I got an email today from a man who is in his own single parent household, raising an 11 year old boy. And because I have been having so much focus on my son lately as I deal with his behavioral issues, he offered to supply me with his own wisdom about raising boys from a male perspective. He hasn’t been the first male to offer such wisdom.  And it got me thinking about my role as a mother, and my lacking role as a father.

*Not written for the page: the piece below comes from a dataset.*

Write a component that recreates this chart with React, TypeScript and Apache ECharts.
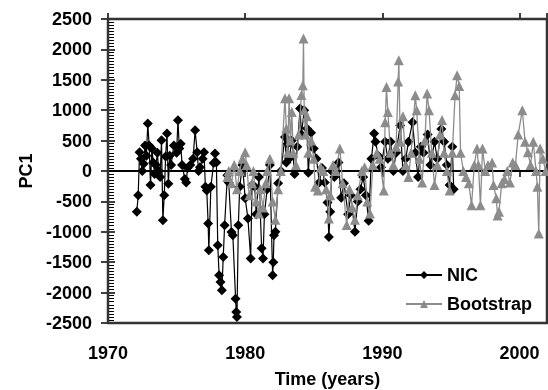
import React, { useEffect, useRef } from "react";
import * as echarts from "echarts";

const seriesNames = ["NIC", "Bootstrap"];
const yTicks = { min: -2500, max: 2500, step: 500 };
const xTicks = { min: 1970, max: 2002, step: 10 };

const nicData: number[][] = [
  [1972.1, -670], [1972.2, -400], [1972.3, 310], [1972.4, 200], [1972.5, 0], [1972.6, 120],
  [1972.7, 420], [1972.8, 250], [1972.9, 780], [1973.0, 420], [1973.1, -230], [1973.2, 370],
  [1973.3, 140], [1973.4, -50], [1973.5, 100], [1973.6, 300], [1973.7, 0], [1973.8, -100],
  [1973.9, 505], [1974.0, -810], [1974.1, -400], [1974.2, 240], [1974.3, 615], [1974.4, -210],
  [1974.5, 250], [1974.6, 100], [1974.8, 420], [1975.0, 300], [1975.1, 834], [1975.2, 370],
  [1975.3, 450], [1975.4, 100], [1975.6, -130], [1975.7, -190], [1975.8, 50], [1976.0, 100],
  [1976.2, 200], [1976.35, 670], [1976.5, 310], [1976.6, 0], [1976.7, 60], [1976.9, 200],
  [1977.0, 310], [1977.1, -260], [1977.2, -320], [1977.3, -865], [1977.35, -1305], [1977.5, -260],
  [1977.7, 130], [1977.8, 286], [1977.9, 140], [1978.0, -1222], [1978.1, -1716], [1978.2, -1826],
  [1978.3, -1962], [1978.4, -1415], [1978.5, -893], [1978.7, -70], [1978.8, -190], [1979.0, -1003],
  [1979.1, -1058], [1979.3, -2100], [1979.35, -2320], [1979.4, -2400], [1979.5, -893], [1979.6, -260],
  [1979.8, 100], [1980.0, -450], [1980.2, -780], [1980.4, -1440], [1980.5, -230], [1980.7, -260],
  [1980.8, -710], [1981.0, -100], [1981.2, -1270], [1981.3, -1440], [1981.4, -710], [1981.6, -300],
  [1981.8, 100], [1982.0, -1716], [1982.05, -1500], [1982.1, -1058], [1982.2, -1000], [1982.4, -200],
  [1982.6, 0], [1982.9, 560], [1983.0, 140], [1983.1, 450], [1983.2, 200], [1983.4, 500],
  [1983.6, -50], [1983.8, 400], [1984.0, 1030], [1984.1, 600], [1984.3, 1000], [1984.5, 700],
  [1984.6, -30], [1984.8, 630], [1985.0, 370], [1985.2, 200], [1985.4, -190], [1985.6, 50],
  [1985.8, -190], [1986.0, -520], [1986.1, -1085], [1986.2, -670], [1986.3, 0], [1986.5, -100],
  [1986.8, 140], [1987.0, -440], [1987.2, -200], [1987.5, -710], [1987.7, -400], [1988.0, -1000],
  [1988.2, -500], [1988.4, -300], [1988.6, -100], [1988.8, -400], [1989.0, -820], [1989.2, 200],
  [1989.4, 615], [1989.5, 480], [1989.7, 250], [1989.9, 60], [1990.2, 480], [1990.4, 200],
  [1990.6, 480], [1990.8, 0], [1991.0, 300], [1991.3, 750], [1991.5, 0], [1991.7, 200],
  [1991.9, 480], [1992.2, 800], [1992.4, 300], [1992.6, -100], [1992.8, 400], [1993.0, 300],
  [1993.3, 600], [1993.5, 100], [1993.8, 480], [1994.0, 200], [1994.3, 690], [1994.5, 480],
  [1994.7, 100], [1994.9, -230], [1995.1, 400], [1995.2, -300],
];

const bootstrapData: number[][] = [
  [1978.7, -100], [1978.8, 0], [1979.0, -200], [1979.2, 100], [1979.4, -300], [1979.6, 0],
  [1979.8, 200], [1980.0, 310], [1980.1, 100], [1980.3, -400], [1980.5, -200], [1980.6, 0],
  [1980.8, -500], [1981.0, -700], [1981.1, -300], [1981.3, -600], [1981.5, -200], [1981.6, 0],
  [1981.8, 200], [1982.0, -500], [1982.2, -800], [1982.4, -300], [1982.6, 0], [1982.9, 1195],
  [1983.0, 700], [1983.1, 300], [1983.2, 1195], [1983.3, 500], [1983.4, 970], [1983.5, 300],
  [1983.7, 100], [1983.9, 600], [1984.1, 1250], [1984.2, 1410], [1984.25, 2178], [1984.3, 1000],
  [1984.4, 600], [1984.5, 900], [1984.6, 300], [1984.8, 500], [1985.0, 200], [1985.1, -260],
  [1985.3, -320], [1985.5, 60], [1985.7, 0], [1985.9, -300], [1986.1, -780], [1986.2, -400],
  [1986.4, 100], [1986.6, 0], [1986.9, 370], [1987.1, -200], [1987.4, -890], [1987.6, -300],
  [1987.8, -600], [1988.0, -800], [1988.2, -400], [1988.5, 0], [1988.7, 60], [1988.9, -500],
  [1989.1, -700], [1989.3, 100], [1989.6, 300], [1989.8, 200], [1990.1, -320], [1990.2, 800],
  [1990.3, 1380], [1990.4, 970], [1990.6, 300], [1990.8, 100], [1991.0, 400], [1991.15, 1470],
  [1991.2, 1820], [1991.3, 480], [1991.5, 900], [1991.7, 100], [1991.9, -100], [1992.1, 300],
  [1992.4, 1245], [1992.5, 1000], [1992.7, 200], [1992.9, -190], [1993.1, 500], [1993.26, 1273],
  [1993.4, 1000], [1993.6, 300], [1993.8, -230], [1994.0, 100], [1994.2, 600], [1994.35, 840],
  [1994.5, 300], [1994.7, 0], [1994.9, -320], [1995.1, 300], [1995.3, 1245], [1995.45, 1574],
  [1995.6, 1400], [1995.7, 300], [1995.9, 0], [1996.1, -100], [1996.3, -200], [1996.5, -565],
  [1996.7, 100], [1996.9, 370], [1997.0, 100], [1997.15, -565], [1997.3, 370], [1997.5, 0],
  [1997.7, 100], [1998.0, 140], [1998.1, -230], [1998.3, -450], [1998.4, -730], [1998.5, -670],
  [1998.7, -200], [1998.9, -130], [1999.1, 0], [1999.3, -190], [1999.5, 140], [1999.7, 100],
  [1999.9, 600], [2000.2, 1000], [2000.4, 480], [2000.6, 310], [2000.8, 100], [2001.0, 480],
  [2001.2, 0], [2001.3, -260], [2001.4, -1030], [2001.5, 370], [2001.7, 200], [2001.9, 0],
];

const FONT = "'Liberation Sans', Arial, sans-serif";

const GRID = { left: 108, top: 19, right: 1, bottom: 67 };
const W = 548;
const H = 390;

export default function App() {
  const ref = useRef<HTMLDivElement>(null);
  useEffect(() => {
    if (!ref.current) return;
    const chart = echarts.init(ref.current, undefined, { renderer: "svg" });
    const textBase = { fontFamily: FONT, fontWeight: "bold", fontSize: 18, color: "#000" };
    const xBase = { type: "value", min: xTicks.min, max: xTicks.max, interval: xTicks.step, splitLine: { show: false } };
    const yBase = { type: "value", min: yTicks.min, max: yTicks.max, interval: yTicks.step, splitLine: { show: false } };
    const noLabel = { show: false };
    chart.setOption({
      animation: false,
      grid: { ...GRID, outerBoundsMode: "none", containLabel: false },
      graphic: [
        {
          type: "rect",
          z: 1,
          silent: true,
          shape: { x: GRID.left, y: GRID.top, width: W - GRID.left - GRID.right, height: H - GRID.top - GRID.bottom },
          style: { fill: "none", stroke: "#333", lineWidth: 2.5 },
        },
      ],
      legend: {
        orient: "vertical",
        left: 400,
        top: 261,
        itemWidth: 36,
        itemHeight: 10,
        itemGap: 11,
        textStyle: textBase,
        data: seriesNames,
      },
      xAxis: [
        {
          ...xBase,
          position: "bottom",
          axisLine: { show: false },
          axisTick: { show: false },
          axisLabel: { ...textBase, margin: 21, formatter: (v: number) => (v % 10 === 0 ? String(v) : "") },
          name: "Time (years)",
          nameLocation: "middle",
          nameGap: 47,
          nameTextStyle: textBase,
        },
        {
          ...xBase,
          position: "bottom",
          axisLine: { show: true, onZero: true, lineStyle: { color: "#000", width: 2 } },
          axisTick: { show: true, length: 6, lineStyle: { color: "#000", width: 1.5 } },
          axisLabel: noLabel,
        },
        {
          ...xBase,
          position: "top",
          axisLine: { show: false, onZero: true },
          axisTick: { show: true, length: 6, lineStyle: { color: "#000", width: 1.5 } },
          axisLabel: noLabel,
        },
      ],
      yAxis: [
        {
          ...yBase,
          position: "left",
          axisLine: { show: true, lineStyle: { color: "#000", width: 2 } },
          axisTick: { show: true, inside: false, length: 7, lineStyle: { color: "#000", width: 1.5 } },
          axisLabel: { ...textBase, margin: 16, formatter: (v: number) => String(v) },
          name: "PC1",
          nameLocation: "middle",
          nameGap: 66,
          nameTextStyle: textBase,
        },
        {
          ...yBase,
          position: "left",
          axisLine: { show: false },
          axisTick: { show: true, inside: true, length: 7, lineStyle: { color: "#000", width: 1.5 } },
          minorTick: { show: true, splitNumber: 10, length: 6, lineStyle: { color: "#000", width: 1 } },
          axisLabel: noLabel,
        },
      ],
      series: [
        {
          name: seriesNames[0],
          type: "line",
          xAxisIndex: 0,
          yAxisIndex: 0,
          data: nicData,
          symbol: "diamond",
          symbolSize: 10,
          lineStyle: { color: "#000", width: 1.2 },
          itemStyle: { color: "#000" },
          z: 3,
        },
        {
          name: seriesNames[1],
          type: "line",
          xAxisIndex: 0,
          yAxisIndex: 0,
          data: bootstrapData,
          symbol: "triangle",
          symbolSize: 10,
          lineStyle: { color: "#8c8c8c", width: 1.3 },
          itemStyle: { color: "#8c8c8c" },
          z: 4,
        },
      ],
    });
    return () => chart.dispose();
  }, []);
  return <div ref={ref} style={{ position: "fixed", left: 0, top: 0, width: W, height: H }} />;
}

I have two kids – my almost 12 year old daughter, and my almost 9 year old son. If you’ve been reading along, you’ll notice that not much is written about my daughter. Partly that is due to the fact that as a pre-teen, any mention about her would embarrass the living daylights out of her. But also it’s because I get her. A long time ago (no, not that long…), I WAS her. So when she gets mouth and sullen, or when she had a hard time saying anything without a heavy dose of attitude, I get it. And we give it back and forth to each other until we reach a “White Flag” moment, hug, and move on. But my son? I don’t get him. I am not a boy. I didn’t have brothers. The things and feelings he’s going through, I just don’t understand them. When he looks me in the eye and tells me that I obviously don’t care for him because he isn’t getting his way, and he tells me this after I’ve just spent the whole day working, doing errands on my lunch, grocery shopping, making sure his homework is done, fixing him his favorite food, making sure that his pajamas are clean by throwing in a quick wash, balancing my checkbook to find that I have nothing left after paying all of the bills and signing him up for baseball…. When he claims that I don’t care about him, after everything I do, because I’ve told him that it’s bedtime and he can’t play video games, I see RED. When he tells me that I’ve ruined his day, or that he wishes he had another family, or something else that he knows will go straight to my heart and leave a black hole, I am at a loss. And the way I deal with it when my emotion is on my sleeve does not strike fear in his heart. It only leaves him with more of a reason to insist that I don’t care about him. And being a single mom, it makes me wonder how I can do things differently so that he is raised up to be an extraordinary man – as if he had both parents in the house.

This last week, things came to a head between my son and me. And I want to get to that soon. But for now, I have several questions for you:

Were you raised in a single parent home, or a home with two parents?
What does your own family look like now?
Do you see differences in the way moms and dads raise their kids?
Is it possible for a single parent to be both the mom and the dad?